All this has through thousands of years been going on. The land is perpetually crumbling away; and fresh land under the sea is being perpetually built up, from the very same materials which the sea and the rivers have so mercilessly stolen from continents and islands. This is the way, if geologists rightly judge, in which a very large part of the enormous formations of Stratified or Sedimentary Rocks have been made.

So far is clear. But now we come to a difficulty.

The Stratified Rocks, of which a very large part of the continents is made, appear to have been built up slowly, layer upon layer, out of the gravel, sand, and mud, washed away from the land and dropped on the shore of the ocean.

You may see these layers for yourself as you walk out into the country.

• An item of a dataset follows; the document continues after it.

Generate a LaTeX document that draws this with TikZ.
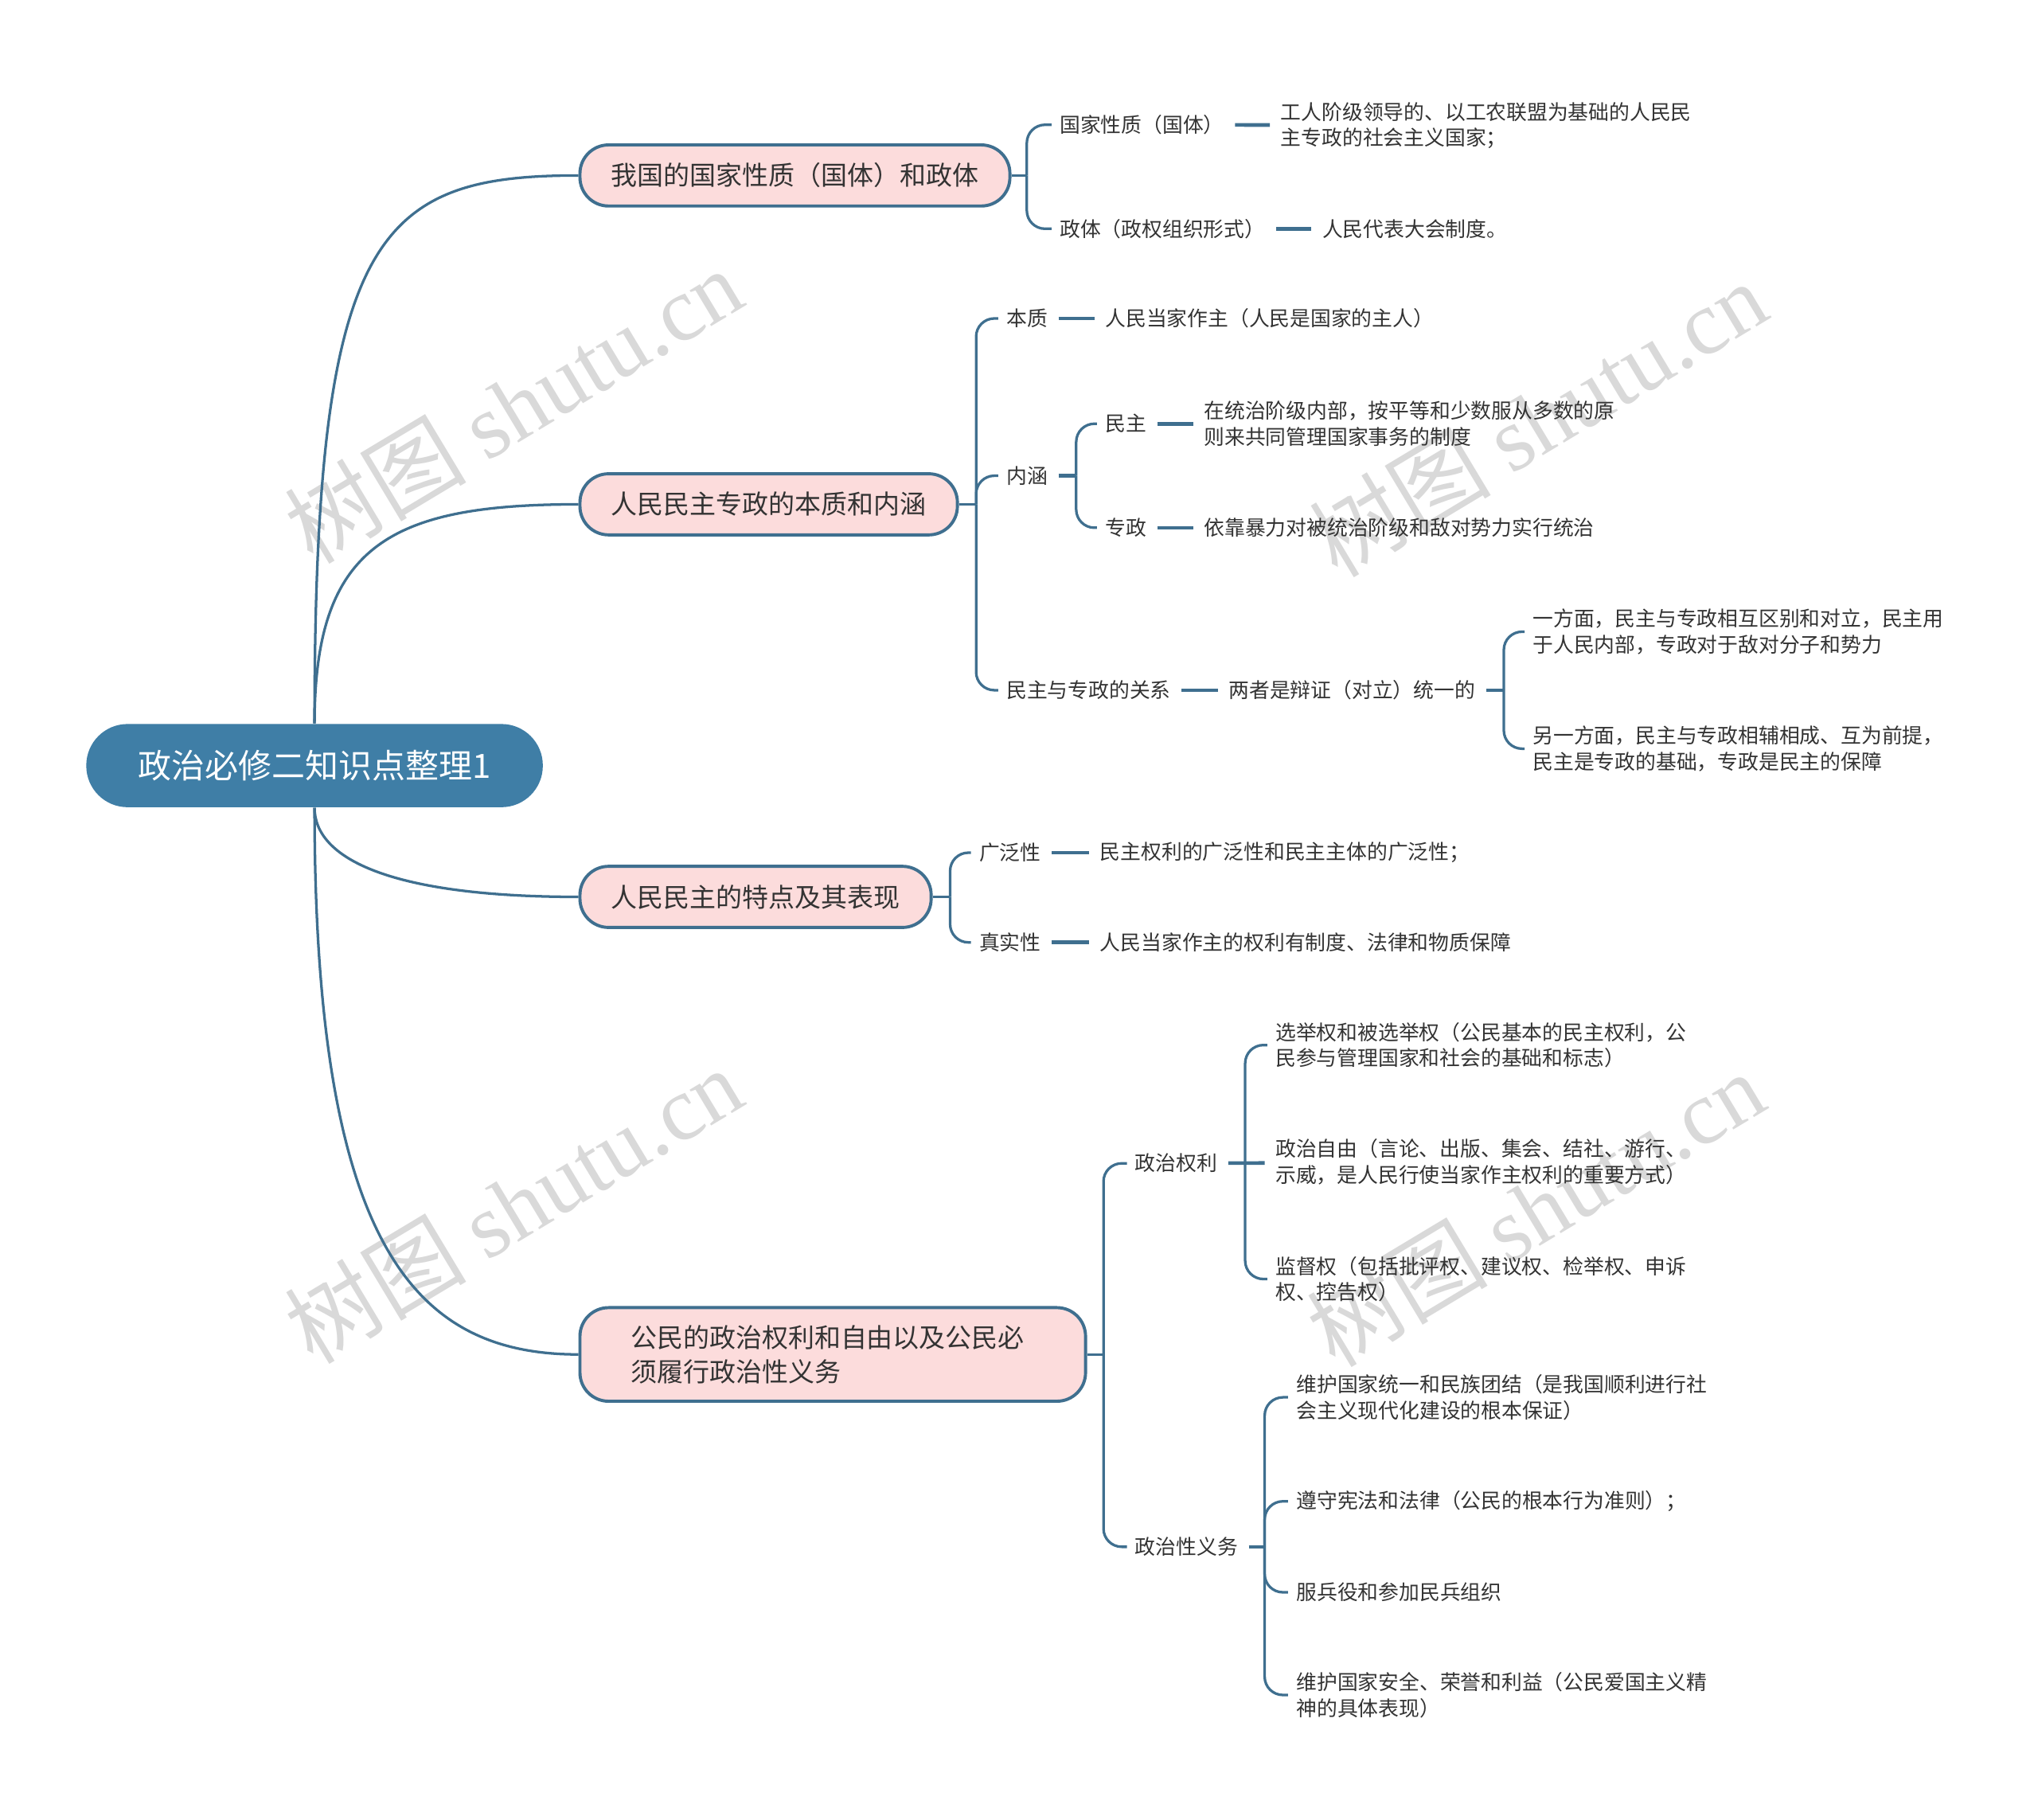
\documentclass[tikz,border=0pt]{standalone}
\usepackage{fontspec}
\setmainfont{Noto Sans CJK SC}
\newfontfamily\latinserif{Liberation Serif}
\usetikzlibrary{positioning,calc}
\definecolor{rootblue}{HTML}{3F7EA6}
\definecolor{linkblue}{HTML}{3F6F8F}
\definecolor{topicpink}{HTML}{FCDCDC}
\definecolor{inkgray}{HTML}{333333}

\begin{document}
\begin{tikzpicture}[x=0.5pt, y=-0.5pt,
  root/.style={fill=rootblue, text=white, rounded corners=15.9pt, minimum height=32pt, inner xsep=20pt, font=\fontsize{12.85}{15}\selectfont},
  topic/.style={draw=linkblue, line width=1.2pt, fill=topicpink, rounded corners=11pt, minimum height=23.5pt, inner xsep=12pt, anchor=west, text=inkgray, font=\fontsize{10.1}{13}\selectfont},
  item/.style={anchor=west, inner sep=0pt, align=left, text=inkgray, font=\fontsize{7.9}{10}\selectfont},
  link/.style={draw=linkblue, line width=1pt},
  brace/.style={link, rounded corners=7pt, shorten >=3pt},
  tie/.style={draw=linkblue, line width=1.4pt, shorten <=4pt, shorten >=4pt},
  wmark/.style={text=black!15, rotate=31, font=\fontsize{35}{35}\selectfont},
]
  \useasboundingbox (0,0) rectangle (1568,1400);

  % watermarks
  \node[wmark] (wm1) at (395,312) {树图 {\latinserif shutu.cn}};
  \node[wmark] (wm2) at (1183,322) {树图 {\latinserif shutu.cn}};
  \node[wmark] (wm3) at (395,927) {树图 {\latinserif shutu.cn}};
  \node[wmark] (wm4) at (1181,930) {树图 {\latinserif shutu.cn}};

  % root and main topics
  \node[root] (root) at (242,589) {政治必修二知识点整理1};
  \node[topic] (t1) at (445,135) {我国的国家性质（国体）和政体};
  \node[topic] (t2) at (445,388) {人民民主专政的本质和内涵};
  \node[topic] (t3) at (445,690) {人民民主的特点及其表现};
  \node[topic, align=left, text width=155.5pt, inner xsep=19.5pt, minimum height=36pt] (t4) at (445,1042)
    {公民的政治权利和自由以及公民必\\须履行政治性义务};

  \draw[link] (root.north) .. controls +(0,-377) and +(-155,0) .. (t1.west);
  \draw[link] (root.north) .. controls +(0,-137) and +(-145,0) .. (t2.west);
  \draw[link] (root.south) .. controls +(0,39) and +(-145,0) .. (t3.west);
  \draw[link] (root.south) .. controls +(0,339) and +(-125,0) .. (t4.west);

  % topic 1
  \node[item] (k11) at (815,96) {国家性质（国体）};
  \node[item] (v11) at (985,96.5) {工人阶级领导的、以工农联盟为基础的人民民\\主专政的社会主义国家；};
  \node[item] (k12) at (815,176) {政体（政权组织形式）};
  \node[item] (v12) at (1017,176) {人民代表大会制度。};
  \coordinate (b1) at (790,135);
  \draw[link] (t1.east) -- (b1);
  \draw[brace] (b1) |- (k11.west);
  \draw[brace] (b1) |- (k12.west);
  \draw[tie] (k11) -- (v11);
  \draw[tie] (k12) -- (v12);

  % topic 2
  \node[item] (k21) at (774,245) {本质};
  \node[item] (v21) at (850,245) {人民当家作主（人民是国家的主人）};
  \node[item] (k22) at (774,366) {内涵};
  \node[item] (k221) at (850,326) {民主};
  \node[item] (v221) at (926,326) {在统治阶级内部，按平等和少数服从多数的原\\则来共同管理国家事务的制度};
  \node[item] (k222) at (850,406) {专政};
  \node[item] (v222) at (926,406) {依靠暴力对被统治阶级和敌对势力实行统治};
  \node[item] (k23) at (774,531) {民主与专政的关系};
  \node[item] (v23) at (945,531) {两者是辩证（对立）统一的};
  \node[item] (v231) at (1179,486) {一方面，民主与专政相互区别和对立，民主用\\于人民内部，专政对于敌对分子和势力};
  \node[item] (v232) at (1179,576) {另一方面，民主与专政相辅相成、互为前提，\\民主是专政的基础，专政是民主的保障};
  \coordinate (b2) at (751,388);
  \coordinate (b22) at (828,366);
  \coordinate (b23) at (1157,531);
  \draw[link] (t2.east) -- (b2);
  \draw[brace] (b2) |- (k21.west);
  \draw[brace] (b2) |- (k22.west);
  \draw[brace] (b2) |- (k23.west);
  \draw[tie] (k21) -- (v21);
  \draw[tie, shorten >=0pt] (k22) -- (b22);
  \draw[brace] (b22) |- (k221.west);
  \draw[brace] (b22) |- (k222.west);
  \draw[tie] (k221) -- (v221);
  \draw[tie] (k222) -- (v222);
  \draw[tie] (k23) -- (v23);
  \draw[tie, shorten >=0pt] (v23) -- (b23);
  \draw[brace] (b23) |- (v231.west);
  \draw[brace] (b23) |- (v232.west);

  % topic 3
  \node[item] (k31) at (753,656) {广泛性};
  \node[item] (v31) at (846,656) {民主权利的广泛性和民主主体的广泛性；};
  \node[item] (k32) at (753,725) {真实性};
  \node[item] (v32) at (846,725) {人民当家作主的权利有制度、法律和物质保障};
  \coordinate (b3) at (731,690);
  \draw[link] (t3.east) -- (b3);
  \draw[brace] (b3) |- (k31.west);
  \draw[brace] (b3) |- (k32.west);
  \draw[tie] (k31) -- (v31);
  \draw[tie] (k32) -- (v32);

  % topic 4
  \node[item] (k41) at (873,895) {政治权利};
  \node[item] (v411) at (981,804) {选举权和被选举权（公民基本的民主权利，公\\民参与管理国家和社会的基础和标志）};
  \node[item] (v412) at (981,894) {政治自由（言论、出版、集会、结社、游行、\\示威，是人民行使当家作主权利的重要方式）};
  \node[item] (v413) at (981,984) {监督权（包括批评权、建议权、检举权、申诉\\权、控告权）};
  \node[item] (k42) at (873,1190) {政治性义务};
  \node[item] (v421) at (997,1075) {维护国家统一和民族团结（是我国顺利进行社\\会主义现代化建设的根本保证）};
  \node[item] (v422) at (997,1155) {遵守宪法和法律（公民的根本行为准则）；};
  \node[item] (v423) at (997,1225) {服兵役和参加民兵组织};
  \node[item] (v424) at (997,1304) {维护国家安全、荣誉和利益（公民爱国主义精\\神的具体表现）};
  \coordinate (b4) at (849,1042);
  \coordinate (b41) at (958,895);
  \coordinate (b42) at (973,1190);
  \draw[link] (t4.east) -- (b4);
  \draw[brace] (b4) |- (k41.west);
  \draw[brace] (b4) |- (k42.west);
  \draw[tie] (k41) -- (v412);
  \draw[brace] (b41) |- (v411.west);
  \draw[brace] (b41) |- (v413.west);
  \draw[tie, shorten >=0pt] (k42) -- (b42);
  \draw[brace] (b42) |- (v421.west);
  \draw[brace] (b42) |- (v422.west);
  \draw[brace] (b42) |- (v423.west);
  \draw[brace] (b42) |- (v424.west);
\end{tikzpicture}
\end{document}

Look at the first piece of bluff rock you come near, and observe the clear pencil-like markings of layer above layer—not often indeed lying flat, one over another, and this must be explained later, but however irregularly slanting, still plainly visible. You can examine these lines of stratification on the nearest cliff, the nearest quarry, the nearest bare headland, in your neighborhood.

But how can this be? If all these stratified rocks are built on the floor of the ocean out of material taken from the land, how can we by any possibility find such rocks upon the land? In the beds of rivers we might indeed expect to see them, but surely nowhere else save under ocean waters.

Yet find them we do. Through England, through the two great world-continents, they abound on every side. Thousands of miles in unbroken succession are composed of such rocks.

Stand with me near the seashore, and let us look around. Those white chalk cliffs—they, at least, are not formed of sand or earth. True, and the lines of stratification are in them very indistinct, if seen at all; yet they too are built up of sediment of a different kind, dropping upon ocean's floor. See, however, in the rough sides of yonder bluff the markings spoken of, fine lines running alongside of one another, sometimes flat, sometimes bent or slanting, but always giving the impression of layer piled upon layer. Yet how can one for a moment suppose that the ocean-waters ever rose so high?

Stay a moment. Look again at yonder white chalk cliff, and observe a little way below the top a singular band of shingles, squeezed into the cliff, as it were, with chalk below and earth above.